Nina stopped short, turned to face the vehicle, tensed her leg muscles, and held her breath. The car missed her by inches as she dove aside at the last second. She stumbled to her feet as the vehicle braked and circled around for another try.

Her strategy wasn’t going to work. She frantically tried to think of a way out of the deadly situation. She raced for the passenger side of her car and tugged at the door handle. The door swung open.

She lunged inside, fell across the front seat, and scrambled to a sitting position. Her eyes bulged and panic overtook her as the other car sped toward her head on. There was a roar, then a crash, as the vehicle swerved and rammed the passenger-side door. It closed with an explosion of shattered glass and twisted metal.

But she was unharmed.

She howled in exasperation coupled with intense fear. Her keys.
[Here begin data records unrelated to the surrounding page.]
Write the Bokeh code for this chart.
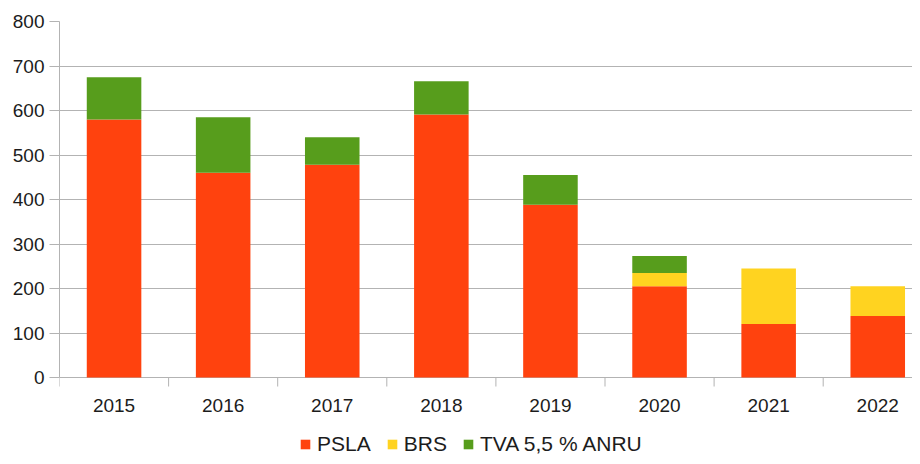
from bokeh.plotting import figure
from bokeh.models import ColumnDataSource, FixedTicker, Legend, LegendItem, Range1d
from bokeh.core.properties import value
from bokeh.embed import file_html
from bokeh.resources import INLINE

years = ["2015", "2016", "2017", "2018", "2019", "2020", "2021", "2022"]
psla = [580, 460, 478, 591, 388, 205, 120, 138]
brs = [0, 0, 0, 0, 0, 30, 125, 67]
tva = [95, 125, 62, 75, 67, 38, 0, 0]
series = ["PSLA", "BRS", "TVA 5,5 % ANRU"]
colors = ["#ff420e", "#ffd320", "#579d1c"]
y_ticks = [0, 100, 200, 300, 400, 500, 600, 700, 800]

idx = list(range(len(years)))
src = ColumnDataSource(dict(x=idx, PSLA=psla, BRS=brs, TVA=tva))

FONT = "Liberation Sans"
TXT = "#1c1c1c"
GRID = "#b3b3b3"

# layout (pixels)
W, H = 912, 456
LEFT, TOP, ZERO_Y = 59, 21, 377
CAT_PX = 109.1
YMAX = 800
PX_PER_UNIT = (ZERO_Y - TOP) / YMAX
Y_START = -(H - ZERO_Y) / PX_PER_UNIT
TICK_PX = 9

p = figure(width=W, height=H, output_backend="svg", toolbar_location=None,
           x_axis_location=None,
           x_range=Range1d(-0.5, -0.5 + (W - LEFT) / CAT_PX),
           y_range=Range1d(Y_START, YMAX))
p.min_border_left = LEFT
p.min_border_right = 0
p.min_border_top = TOP
p.min_border_bottom = 0
p.outline_line_color = None
p.background_fill_color = "white"
p.border_fill_color = "white"

p.xgrid.grid_line_color = None
p.ygrid.grid_line_color = GRID
p.ygrid.grid_line_width = 1
p.ygrid.ticker = FixedTicker(ticks=y_ticks)

rs = p.vbar_stack(["PSLA", "BRS", "TVA"], x="x", width=0.5, source=src,
                  color=colors, line_color=None)

# category axis: boundary ticks + labels below the zero line
bounds = [i - 0.5 for i in range(len(years) + 1)]
tick_len = TICK_PX / PX_PER_UNIT
p.segment(x0=bounds, y0=[0] * len(bounds), x1=bounds, y1=[-tick_len] * len(bounds),
          line_color=GRID, line_width=1)
p.text(x=idx, y=[0] * len(idx), text=years, y_offset=28,
       text_align="center", text_baseline="alphabetic",
       text_font=value(FONT), text_font_size=value("19px"), text_color=TXT)

ya = p.yaxis[0]
ya.bounds = (0, YMAX)
ya.ticker = FixedTicker(ticks=y_ticks)
ya.axis_line_color = GRID
ya.major_tick_line_color = GRID
ya.major_tick_out = 10
ya.major_tick_in = 0
ya.minor_tick_line_color = None
ya.major_label_standoff = 5
ya.major_label_text_font = FONT
ya.major_label_text_font_size = "19px"
ya.major_label_text_color = TXT

legend = Legend(items=[LegendItem(label=s, renderers=[r]) for s, r in zip(series, rs)],
                orientation="horizontal", location=(240, 0))
legend.label_text_font = FONT
legend.label_text_font_size = "21px"
legend.label_text_color = TXT
legend.glyph_width = 12
legend.glyph_height = 12
legend.label_standoff = 6
legend.spacing = 15
legend.padding = 0
legend.margin = 0
legend.border_line_color = None
legend.background_fill_alpha = 0
p.add_layout(legend, "center")

open("out.html", "w").write(file_html(p, INLINE))
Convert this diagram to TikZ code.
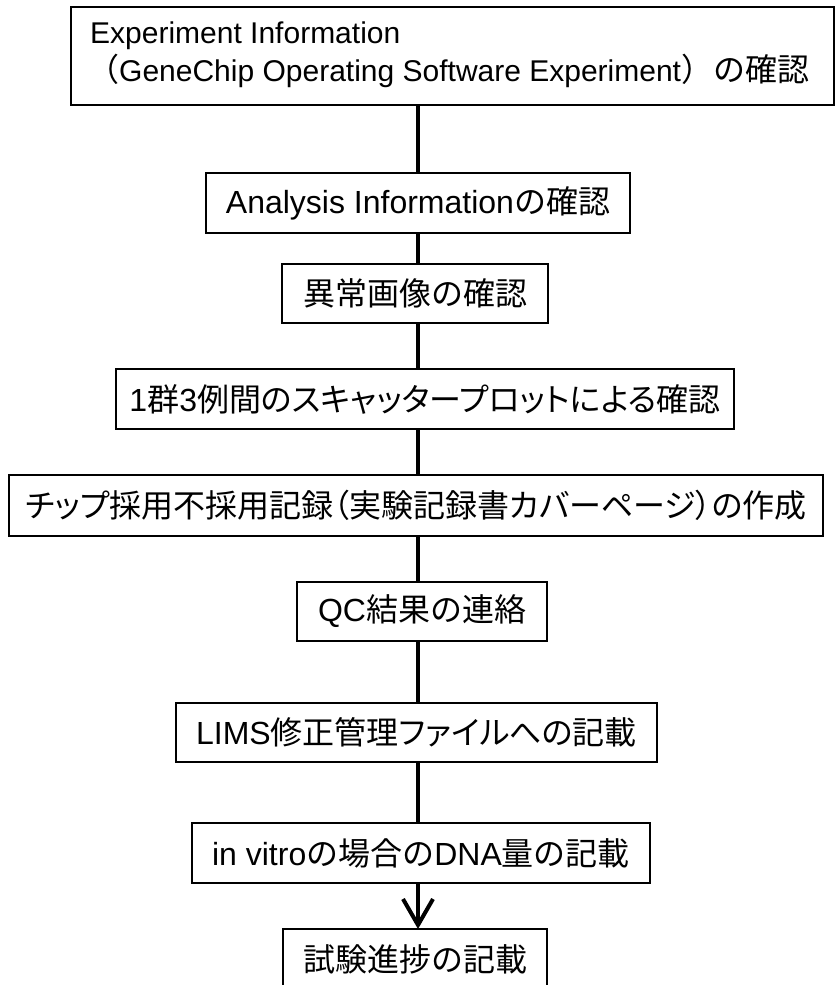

She had dropped her keys when she’d lost her handbag. She squinted through the windshield and saw them, twenty feet in front of her, glinting in the soft moonlight. And off to her left, the deadly car relentlessly persisted, lined up to T-bone her vehicle on the driver side.

There was no protection, no way of starting the vehicle, and no one to help. She dove headlong through the empty window, gouging her side on a shard of glass as she scrambled to escape the death trap.

She landed hard on her shoulder and hit her head on the asphalt. She lay still a moment, stunned, trying to clear her senses and catch her breath as the attacking vehicle roared somewhere close by.

Her keys. She had to get her keys.

She stumbled to her feet, dazed and hurting, and staggered toward her key ring. It was her only chance. She’d dodged the vehicle once and she could do it again. She would grab her keys, make it to her car, and get as quickly and as far away as possible.

Nina raced to her keys, crouched down, and scrambled to pick them up as tires squealed behind her. She turned to face the killing machine, its headlights nearly blinding her as it roared closer. She waited, poised, and ready.

Now.

Too late. The deadly machine struck her, knocking her off her feet and tossing her to the asphalt. She landed on her back, stunned and unable to move. One leg felt broken, the other weak and useless. She attempted to think clearly, to still the panic overwhelming her senses.

Tires squealed again. An engine raced.

She struggled to sit but fell back on her elbows. As she gazed helplessly toward the oncoming vehicle, she saw her murderer’s face for the first time, illuminated by the moonlight.